ASSEMBLE MASCARPONE FILLING:
- In a large bowl use a hand mixer to beat the whipping cream to stiff peaks (when you lift the beaters from the bowl a whipped cream peak will stand up without falling over).
- When the eggs have cooled, add the mascarpone cheese to the egg yolks and whisk together until smooth. Add the Chambord or raspberry liqueur and whisk to combine.
- Add the whipped cream to the egg mixture and carefully fold it into the eggs until homogeneously blended. Refrigerate the cream mixture while you assemble the tiramisu.
SOAK THE LADY FINGERS
- In a wide shallow bowl, combine the coffee and rum. Quickly dip half of the lady fingers into the coffee mixture, to soak the cake, but not so much that it dissolves or falls apart.
ASSEMBLE THE RASPBERRY TIRAMISU
- Transfer the soaked lady fingers to an 8×8” square dish.
- Add half of the mascarpone mixture to the soaked lady fingers, using an offset spatula to evenly spread it over the boozy cake.
- Use a grater to shave half of the chocolate over the mascarpone mixture. Top with half of the raspberries.
- Soak the remaining lady fingers in the rest of the coffee and layer them over the raspberries. Spread the remaining mascarpone mixture followed by grated chocolate (or chocolate curls – made with a vegetable peeler). Top with the remaining red raspberries.
CHILL THE DESSERT
- Cover with plastic wrap and refrigerate for at least two hours before serving so the flavors can marry and the cream can set.

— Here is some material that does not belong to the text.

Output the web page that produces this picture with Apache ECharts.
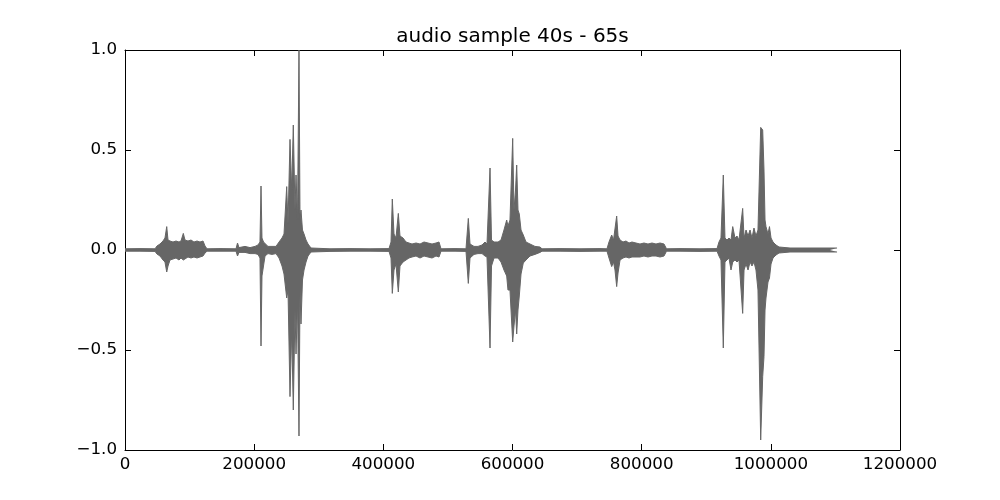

What could I use to soak the ladyfingers if I didn’t want to use the coffee/expresso liquid?
Lisa Lotts says
The coffee and rum layer is really delish, in this dessert, so my first impulse, is not to skip it, but if you do, you could make a thin simple syrup (1/2 cup sugar + 3/4 cup water, heated until the sugar dissolves. Then add the rum (I’d go with a dark rum) and/or a bit of chocolate liqueur and brush it on the lady fingers. They should be moist, not sopping wet.
Nola Martin says
This looks amazing!!
Sold! I will be making this!!
I love raspberry and tiramisu. This is just a delicious combination. Thank you for sharing this tasty treat.
Chrissie Baker says
So excited to try this! Tiramisu is my one dessert I also have to get if it’s on the menu – it part because I’m intimidated to make it myself. Hopefully this will change that!
Sara Welch says
What a beautiful dessert! Excited to enjoy this after dinner tonight; looks too good to pass up!
Oh wow, this looks absolutely INCREDIBLE! So much great info and lots of helpful tips too. I’ve never used Chambord before, but it sounds delicious and I’ll definitely be adding this to my list of recipes to try!
Love your recipe and love the combinations. Delicious dessert for an amazing occasion.